When employers receive claims of workplace misconduct, it’s critical to conduct investigations that are full, fair and thorough, and to take remedial measures as appropriate at the conclusion of the investigation. However, it’s equally important to ensure that during the course of the investigation, witnesses and other employees aren’t pressured, intimidated, or subject to retaliation by others in the company.

Intimidation or retaliation may occur in any investigation. The risk may be greater when the subject of the investigation is a high-level employee, or is otherwise well-known in the work community. The subject, or other employees on his or her behalf, may feel anger about the investigation and direct that anger at employees who are cooperating with investigators.

The following best practices can help companies avoid witness intimidation or retaliation:

1. Qualified Investigator

Only trained investigators should be involved in witness interviews. Using an external investigator can help avoid the appearance of bias and impropriety, and witnesses may feel more comfortable opening up to a truly neutral third party. 

The investigator’s demeanor during interviews is critical. Investigator should be polite, professional, neutral, direct and serious. An interviewer who is perceived as being too aggressive can lead to claims of witness intimidation by those interviewed, who may claim they felt pressured by the interviewer to give false statements. 

2. The Order of Interviews

If the subject of a complaint is interviewed first and knows that he/she is being investigated, there’s more opportunity for witness intimidation or retaliatory measures.

For that reason, it may make sense to interview the complainant first, and the subject last, after all other witness interviews have occurred. Doing so can help allow for more fact-gathering which can help when the subject is interviewed, and can help avoid allegations that other witnesses felt intimidated by the accused employee.

3. The Interview

Interviews should be conducted in a neutral location, located as far as possible from the subject of the investigation. For critical witnesses, it may make sense to have two investigators present in the room, although the second person should sit behind the person being interviewed, and should remain silent.

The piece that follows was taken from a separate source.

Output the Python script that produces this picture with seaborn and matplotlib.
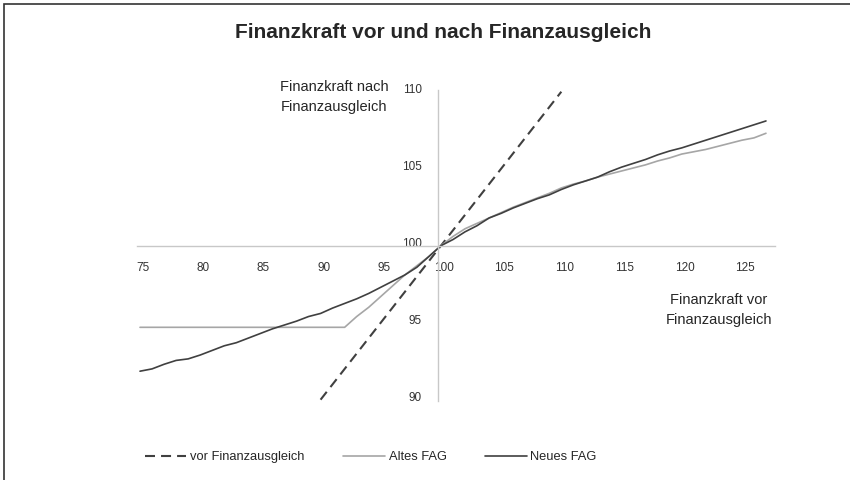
import numpy as np
import pandas as pd
import matplotlib
matplotlib.use("Agg")
import matplotlib.pyplot as plt
import matplotlib.transforms as mtransforms
import seaborn as sns
from matplotlib.patches import Rectangle

# x = Finanzkraft vor Finanzausgleich (index), y = nach Finanzausgleich
x_vor = [90, 95, 100, 105, 110]
y_vor = [90, 95, 100, 105, 110]

x_fag = list(range(75, 128))
y_alt = [94.7] * 18 + [95.4, 96.0, 96.7, 97.4, 98.1, 98.7, 99.3, 100.0,
         100.6, 101.1, 101.45, 101.8, 102.15, 102.5, 102.8, 103.1, 103.4,
         103.75, 104.0, 104.2, 104.45, 104.65, 104.85, 105.05, 105.25, 105.5,
         105.7, 105.95, 106.1, 106.25, 106.45, 106.65, 106.85, 107.0, 107.3]
y_neu = [91.85, 92.0, 92.3, 92.55, 92.65, 92.9, 93.2, 93.5, 93.7, 94.0,
         94.3, 94.6, 94.85, 95.1, 95.4, 95.6, 95.95, 96.25, 96.55, 96.9,
         97.3, 97.7, 98.1, 98.6, 99.3, 100.0, 100.4, 100.9, 101.3, 101.8,
         102.1, 102.45, 102.75, 103.05, 103.3, 103.65, 103.95, 104.2, 104.45,
         104.8, 105.1, 105.35, 105.6, 105.9, 106.15, 106.35, 106.6, 106.85,
         107.1, 107.35, 107.6, 107.85, 108.1]

x_ticks = list(range(75, 130, 5))
y_ticks = [90, 95, 100, 105, 110]

sns.set_style("white")
plt.rcParams["font.family"] = ["Liberation Sans", "DejaVu Sans"]

fig = plt.figure(figsize=(8.5, 4.8), dpi=100)
ax = fig.add_axes([137 / 850, 1 - 402 / 480, 638 / 850, 314 / 480])

dark = "#404040"
sns.lineplot(x=x_vor, y=y_vor, ax=ax, color=dark, lw=1.5,
             linestyle=(0, (4.8, 2.9)), label="vor Finanzausgleich")
sns.lineplot(x=x_fag, y=y_alt, ax=ax, color="#a6a6a6", lw=1.2, label="Altes FAG")
sns.lineplot(x=x_fag, y=y_neu, ax=ax, color=dark, lw=1.2, label="Neues FAG")

ax.set_xlim(74.75, 127.75)
ax.set_ylim(89.85, 110.24)
for side in ["top", "right"]:
    ax.spines[side].set_visible(False)
ax.spines["left"].set_position(("data", 99.75))
ax.spines["bottom"].set_position(("data", 100))
for side in ["left", "bottom"]:
    ax.spines[side].set_color("#c8c8c8")
    ax.spines[side].set_linewidth(1.0)
ax.spines["left"].set_bounds(89.9, 110.1)

ax.set_xticks(x_ticks)
ax.set_yticks(y_ticks)
ax.set_xticklabels([str(t) for t in x_ticks])
ax.set_yticklabels([str(t) for t in y_ticks])
ax.tick_params(length=0, labelsize=8.5, labelcolor="#333333")
ax.tick_params(axis="x", pad=12)
ax.tick_params(axis="y", pad=11.5)
ax.set_xlabel("")
ax.set_ylabel("")

# small nudges so the labels sit where the original puts them
dx = mtransforms.ScaledTranslation(3 / 100, 0, fig.dpi_scale_trans)
dy = mtransforms.ScaledTranslation(0, 3.5 / 100, fig.dpi_scale_trans)
for lab in ax.get_xticklabels():
    lab.set_transform(lab.get_transform() + dx)
for lab in ax.get_yticklabels():
    lab.set_transform(lab.get_transform() + dy)

fig.text(443 / 850, 1 - 33 / 480, "Finanzkraft vor und nach Finanzausgleich",
         ha="center", va="center", fontsize=15, fontweight="bold", color="#262626")
fig.text(334 / 850, 1 - 97 / 480, "Finanzkraft nach\nFinanzausgleich",
         ha="center", va="center", fontsize=10.5, color="#262626", linespacing=1.6)
fig.text(719 / 850, 1 - 310 / 480, "Finanzkraft vor\nFinanzausgleich",
         ha="center", va="center", fontsize=10.5, color="#262626", linespacing=1.6)

ax.legend(loc="center left", bbox_to_anchor=(145 / 850, 1 - 457 / 480),
          bbox_transform=fig.transFigure, frameon=False, ncol=3, fontsize=9.3,
          handlelength=3.2, handletextpad=0.3, columnspacing=3.0,
          borderpad=0, borderaxespad=0)

# chart frame (top and left edge visible)
fig.patches.append(Rectangle((4 / 850, -0.1), 2, 1.1 - 4 / 480, fill=False,
                             edgecolor="#333333", lw=1.2, transform=fig.transFigure))

fig.savefig("out.png", dpi=100)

The interviewer should also make it clear that employees are invited to participate, but are not required to do so, and that they are free to leave the interview at any time. Legally, companies who aren’t careful about taking these steps can open themselves up to claims of false imprisonment, negligent or intentional infliction of emotional distress, defamation and invasion of privacy.

At the outset, assure witness that there will be no retaliation for their cooperation, and let them know that they have the right and duty to report any perceived retaliatory measures.

Investigators should use consistency with all interviews and investigations, and maintain documentation of who was present, what was asked and how the interviewee responded. Starting with open-ended questions is a good practice, using follow-up questions as needed later in the interview to clarify and explore the witness’ answers.

Finally, if the employee being interviewed won’t answer questions, never threaten them or pressure them. However, it’s OK to let the employee know that without their responses giving their side of the story, you may be forced to draw conclusions based on the other information you have gathered.

4. Halt Performance Reviews

While an investigation is ongoing, suspend performance reviews or other investigations into witness’ job performance. Even if the review has absolutely nothing to do with the investigation, terminating an employee witness because of their job performance during the course of the investigation could give rise to claims of, or at least the appearance of, retaliation. 


By taking deliberate steps to ensure consistency and neutrality during internal investigations, employers can preempt, or defend against, claims of witness intimidation or retaliation.